The days of simply buying an off-the-shelf silo-ed “tool” and automating a specific manual function are over, especially for organizations that wish to be effective and competitive–and more profitable–in today’s data and analytical environment. A more comprehensive and collaborative approach is necessary. As with the DalleMule and Davenport article, there is a very useful graphic that contrasts traditional IT project approaches against Analytics and Big Data (or perhaps “Bigger” Data) Projects. Though the prescriptions in the article assume an earlier concept of Big Data optimization focused on non-structured data, thereby making some of these overkill, an implementation plan is essential in supporting the kind of transformation that will occur, and managers act at their own risk if they fail to take this effect into account.

All of the other articles in this OnPoint issue are of value. The bottom line, as I have written in the past, is to keep a focus on solving business challenges, rather than buying the new bright shiny object. Alternatively, in today’s business environment the day that business decision-makers can afford to stay within their silo-ed comfort zone are phasing out very quickly, so they need to shift their attention to those solutions that address these new realities.

So why do this apart from the fancy term “data optimization”? Well, because there is a direct return-on-investment in transforming organizations and systems to data-driven ones. At the end of the day the economics win out. Thus, our organizations must be prepared to support and have a plan in place to address the core effects of new data-analytics and Big Data technology:

a.

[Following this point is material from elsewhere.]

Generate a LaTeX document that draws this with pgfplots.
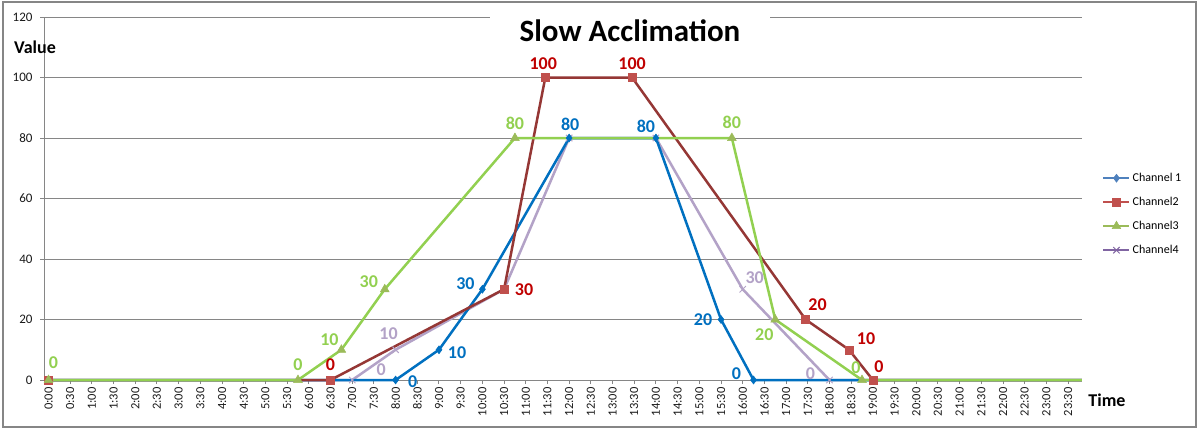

The management and organizational transformation that takes place when deploying the new technology, requiring proactive socialization of the changing environment, the teaching of new skill sets, new ways of working, and of doing business.

b. Supporting transformation from a sub-optimized silo-ed “tell me what I need to know” work environment to a learning environment, driven by what the data indicates, supporting the skills cited above that include intellectual curiosity, engaging domain expertise, and building cross-domain competencies.

c. A practical plan that teaches the organization how best to use the new capability through a practical, hands-on approach that focuses on addressing specific business challenges.